Eastern Orthodoxy separated I.E. not the Catholic church…they don’t follow the Pope. Look to history, the Catholic Church is right. There is a reason it can trace its existence back to the apostles and nobody else can. Peter is the first Pope, there are a substantial amount of arguments for this.

This is true, but wouldn’t you want someone to have the best chance of getting to Heaven? That’s the Catholic Church. It is true there is no salvation outside the church…why? Because you must accept the truth, whether it is revealed to you in this life now or at the moment of death…you have to accept it.

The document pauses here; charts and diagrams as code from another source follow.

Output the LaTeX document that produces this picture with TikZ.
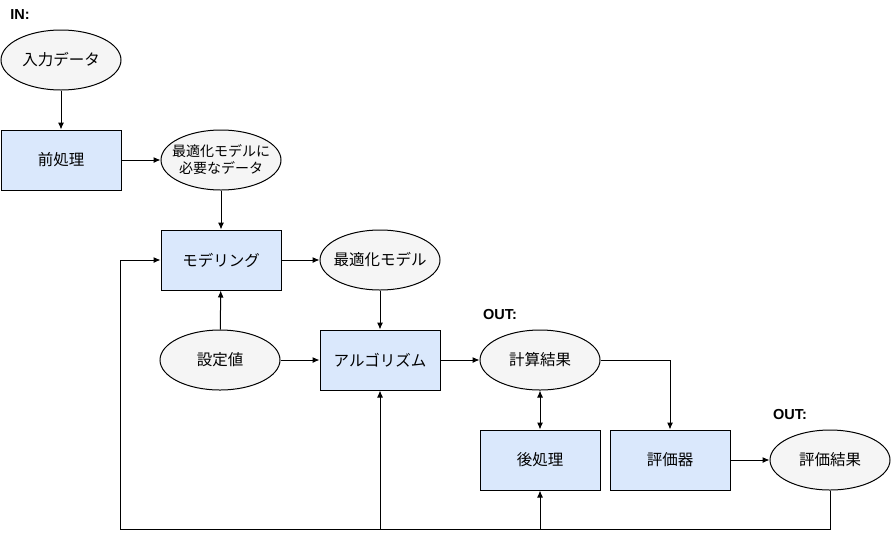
\documentclass[tikz,border=0pt]{standalone}
\usepackage{fontspec}
\setmainfont{Noto Sans CJK JP}
\newfontfamily\latinbf{Liberation Sans}
\usetikzlibrary{arrows.meta,shapes.geometric}
\definecolor{boxblue}{HTML}{DAE8FC}
\definecolor{ellgray}{HTML}{F5F5F5}

\begin{document}
\begin{tikzpicture}[x=1pt,y=-1pt,
  >={Latex[length=7pt,width=6pt]},
  every node/.style={font=\fontsize{15.5}{18}\selectfont},
  proc/.style={draw, fill=boxblue, line width=1pt, minimum width=120pt, minimum height=60pt, inner sep=0pt},
  data/.style={draw, ellipse, fill=ellgray, line width=1pt, minimum width=120pt, minimum height=60pt, inner xsep=-20pt, inner ysep=0pt},
  link/.style={->, line width=1pt},
  tag/.style={font=\latinbf\bfseries\fontsize{14.5}{16}\selectfont}]
\useasboundingbox (0,0) rectangle (891,539);

% labels
\node[tag] (inlbl) at (20,15) {IN:};
\node[tag] (outlbl1) at (500,315) {OUT:};
\node[tag] (outlbl2) at (790,414) {OUT:};

% nodes
\node[data] (indata) at (61,60) {入力データ};
\node[proc] (pre) at (61,160) {前処理};
\node[data, align=center, font=\fontsize{14}{17}\selectfont] (need) at (221,160) {最適化モデルに\\必要なデータ};
\node[proc] (model) at (221,260) {モデリング};
\node[data] (optmodel) at (380,260) {最適化モデル};
\node[data] (param) at (220,360) {設定値};
\node[proc] (algo) at (380,360) {アルゴリズム};
\node[data] (calc) at (540,360) {計算結果};
\node[proc] (post) at (540,460) {後処理};
\node[proc] (evaluator) at (670,460) {評価器};
\node[data] (evalres) at (830,460) {評価結果};

% flow
\draw[link] (indata) -- (pre);
\draw[link] (pre) -- (need);
\draw[link] (need) -- (model);
\draw[link] (model) -- (optmodel);
\draw[link] (optmodel) -- (algo);
\draw[link] (param) -- (model);
\draw[link] (param) -- (algo);
\draw[link] (algo) -- (calc);
\draw[link, <->] (calc) -- (post);
\draw[link] (calc.east) -| (evaluator.north);
\draw[link] (evaluator) -- (evalres);

% feedback
\coordinate (fb) at (120,529);
\draw[link] (evalres.south) |- (fb) |- (model.west);
\draw[link] (algo.south |- fb) -- (algo.south);
\draw[link] (post.south |- fb) -- (post.south);
\end{tikzpicture}
\end{document}
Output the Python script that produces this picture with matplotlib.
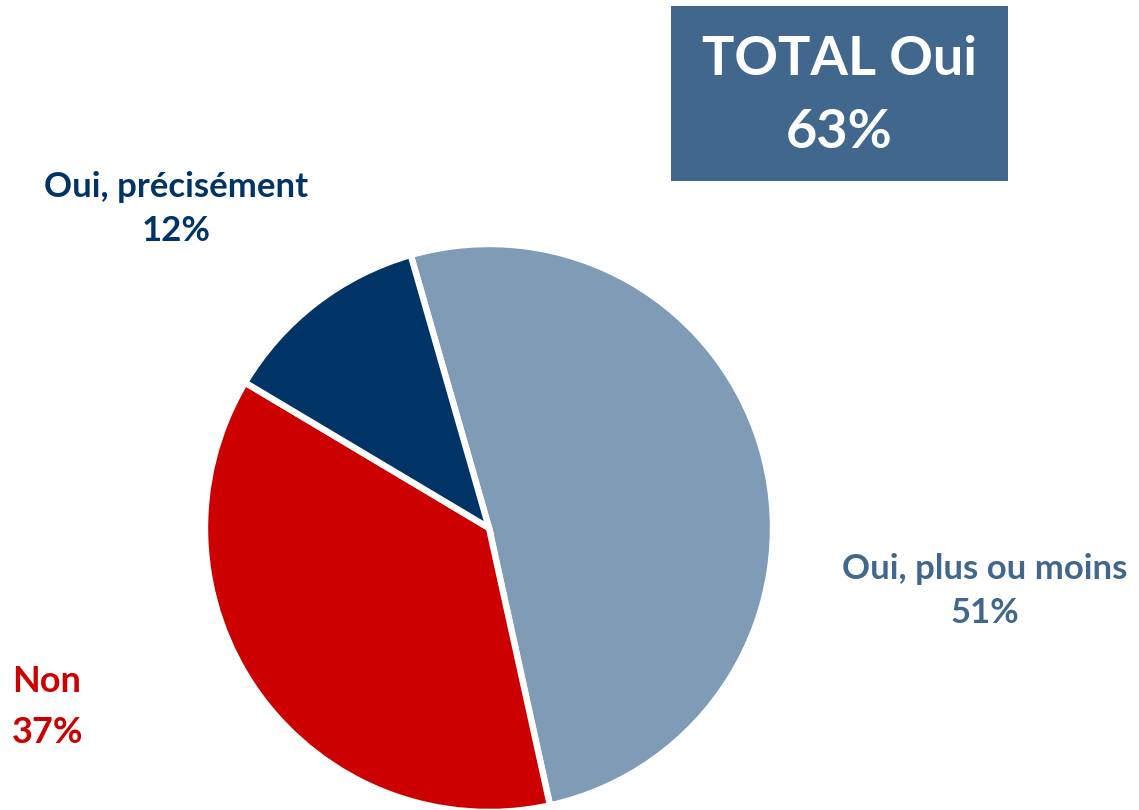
import matplotlib
matplotlib.use("Agg")
import matplotlib.pyplot as plt
from matplotlib.patches import Rectangle

categories = ["Oui, plus ou moins", "Non", "Oui, précisément"]
values = [51, 37, 12]
labels_pct = ["51%", "37%", "12%"]
total_label = "TOTAL Oui"
total_value = "63%"

colors = ["#7F9BB5", "#CC0000", "#003366"]
label_colors = ["#41678D", "#CC0000", "#003366"]

W, H = 1139, 810
fig = plt.figure(figsize=(W / 100, H / 100), dpi=100)
ax = fig.add_axes([0, 0, 1, 1])

plt.rcParams['font.family'] = ['Lato', 'DejaVu Sans']

cx, cy, r = 489, H - 528, 284
ax.pie(values, colors=colors, startangle=106, counterclock=False,
       center=(cx, cy), radius=r, explode=[0.007, 0, 0],
       wedgeprops=dict(edgecolor="white", linewidth=4.6), frame=True)
ax.set_xlim(0, W)
ax.set_ylim(0, H)
ax.set_aspect("auto")
ax.axis("off")

# labels
ax.text(985, H - 591, f"{categories[0]}\n{labels_pct[0]}", ha="center", va="center",
        fontsize=25, fontweight="bold", color=label_colors[0], linespacing=1.43)
ax.text(12, H - 707, f"{categories[1]}\n{labels_pct[1]}", ha="left", va="center",
        fontsize=26, fontweight="bold", color=label_colors[1], linespacing=1.7)
ax.text(176, H - 209, f"{categories[2]}\n{labels_pct[2]}", ha="center", va="center",
        fontsize=25, fontweight="bold", color=label_colors[2], linespacing=1.43)

# total box
ax.add_patch(Rectangle((671, H - 181), 337, 175, facecolor="#41678D", edgecolor="none"))
ax.text(839, H - 96, f"{total_label}\n{total_value}", ha="center", va="center",
        fontsize=39, fontweight="bold", color="white", linespacing=1.62)

fig.savefig("out.png", dpi=100)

You seriously need to delve into the history. It is simply a MIRACLE that the Catholic Church exists today because of the amount of scandals given by bad leaders in the church. It is not only the foundation of western society, it is the oldest western institution today. the mere fact it still exists is proof of its authenticity…at a very minimum (in a secular sense) its proven beneficence to people for 2000 years.

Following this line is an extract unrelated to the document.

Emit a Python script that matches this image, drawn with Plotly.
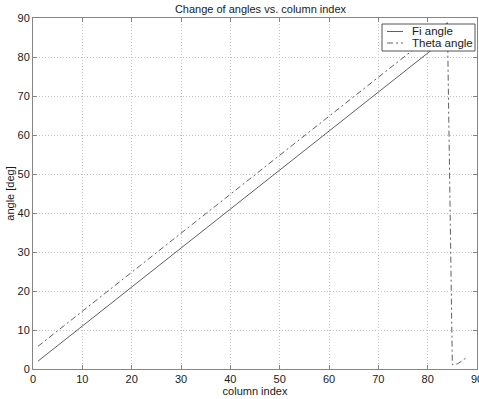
import plotly.graph_objects as go

column_index = list(range(1, 89))
fi_angle = [2, 3, 4, 5, 6, 7, 8, 9, 10, 11,
            12, 13, 14, 15, 16, 17, 18, 19, 20, 21,
            22, 23, 24, 25, 26, 27, 28, 29, 30, 31,
            32, 33, 34, 35, 36, 37, 38, 39, 40, 41,
            42, 43, 44, 45, 46, 47, 48, 49, 50, 51,
            52, 53, 54, 55, 56, 57, 58, 59, 60, 61,
            62, 63, 64, 65, 66, 67, 68, 69, 70, 71,
            72, 73, 74, 75, 76, 77, 78, 79, 80, 81,
            82, 83, 84, 85]
theta_angle = [5.8, 6.8, 7.8, 8.8, 9.8, 10.8, 11.8, 12.8, 13.8, 14.8,
               15.8, 16.8, 17.8, 18.8, 19.8, 20.8, 21.8, 22.8, 23.8, 24.8,
               25.8, 26.8, 27.8, 28.8, 29.8, 30.8, 31.8, 32.8, 33.8, 34.8,
               35.8, 36.8, 37.8, 38.8, 39.8, 40.8, 41.8, 42.8, 43.8, 44.8,
               45.8, 46.8, 47.8, 48.8, 49.8, 50.8, 51.8, 52.8, 53.8, 54.8,
               55.8, 56.8, 57.8, 58.8, 59.8, 60.8, 61.8, 62.8, 63.8, 64.8,
               65.8, 66.8, 67.8, 68.8, 69.8, 70.8, 71.8, 72.8, 73.8, 74.8,
               75.8, 76.8, 77.8, 78.8, 79.8, 80.8, 81.8, 82.8, 83.8, 84.8,
               85.8, 86.8, 87.8, 88.8, 1.1, 1.3, 2.1, 3.1]
series_names = ["Fi angle", "Theta angle"]
x_ticks = [0, 10, 20, 30, 40, 50, 60, 70, 80, 90]
y_ticks = [0, 10, 20, 30, 40, 50, 60, 70, 80, 90]

font = "Liberation Sans, Arial, sans-serif"
line_col = "#606060"
axis_col = "#858585"
txt_col = "#1a1a1a"
dashdot = "6px,3px,2px,3px"

fig = go.Figure()
fig.add_trace(go.Scatter(x=column_index[:len(fi_angle)], y=fi_angle, mode="lines",
                         name=series_names[0], line=dict(color=line_col, width=1)))
fig.add_trace(go.Scatter(x=column_index[:len(theta_angle)], y=theta_angle, mode="lines",
                         name=series_names[1],
                         line=dict(color=line_col, width=1, dash=dashdot)))

axis_common = dict(showline=True, linecolor=axis_col, linewidth=1, mirror="ticks",
                   ticks="inside", ticklen=4, tickcolor=axis_col,
                   showgrid=True, gridcolor="#c4c4c4", griddash="1px,2px", gridwidth=1,
                   zeroline=False, ticklabeloverflow="allow",
                   tickfont=dict(family=font, size=11, color=txt_col))

# custom MATLAB-like legend box (paper coordinates)
L, R, T, B = 33, 2, 18, 30
W, H = 479, 399
pw, ph = W - L - R, H - T - B


def px(x):
    return (x - L) / pw


def py(y):
    return (H - B - y) / ph


shapes = [dict(type="rect", xref="paper", yref="paper", layer="above",
               x0=px(382), x1=px(475), y0=py(51), y1=py(24),
               line=dict(color="#555555", width=1), fillcolor="white")]
annotations = []
rows_y = [31.5, 43]
dashes = ["solid", dashdot]
for name, ry, dsh in zip(series_names, rows_y, dashes):
    shapes.append(dict(type="line", xref="paper", yref="paper", layer="above",
                       x0=px(387), x1=px(403), y0=py(ry), y1=py(ry),
                       line=dict(color=line_col, width=1, dash=dsh)))
    annotations.append(dict(text=name, xref="paper", yref="paper", x=px(410), y=py(ry),
                            xanchor="left", yanchor="middle", showarrow=False,
                            font=dict(family=font, size=11.5, color=txt_col)))

fig.update_layout(
    width=W, height=H,
    margin=dict(l=L, r=R, t=T, b=B, autoexpand=False),
    paper_bgcolor="white", plot_bgcolor="white",
    showlegend=False,
    title=dict(text="Change of angles vs. column index", xref="paper", x=px(260.5),
               xanchor="center", yref="container", y=1 - 9.5 / H, yanchor="middle",
               font=dict(family=font, size=11, color=txt_col)),
    xaxis=dict(range=[0, 90], tickvals=x_ticks,
               title=dict(text="column index", standoff=0,
                          font=dict(family=font, size=11, color=txt_col)),
               **axis_common),
    yaxis=dict(range=[0, 90], tickvals=y_ticks,
               title=dict(text="angle [deg]", standoff=0,
                          font=dict(family=font, size=11, color=txt_col)),
               **axis_common),
    shapes=shapes,
    annotations=annotations,
)

fig.write_html("out.html", config={"displayModeBar": False},
               post_script="document.body.style.margin='0';")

You mentioned the prodigal son. Had he never come to his senses, never decided to return home, he’d have spent the rest of his life away from the one who loved him. He’d have chosen to stay in hell.

But he did decide to come home. To work as one of his father’s hired men. This would be like those who go through the motions to be rewarded with heaven.

However, the father welcomed him as a son, restored him to his true dignity. This is the goal. Jesus made it possible but we must follow. Like him we need to humble ourselves drastically & allow His spirit to be born in us, & grow. Until we can say like St Paul, “Jesus lives in me.”

We all say it, but it’s different. I believe if we we annihilate our will then we will present a true image of Christ to the world. Like Mother Teresa, Pope John Paul II, or Edith Stien.

Following the Church partly due to fear of going to hell is only the beginning.

All that stuff you mentioned is important but not as important as the path we’re called to follow. We’re slaves (fearing the pains of hell), we’re not called to be hired men (pursuing the reward of heaven), but to be sons & daughters moved by love alone.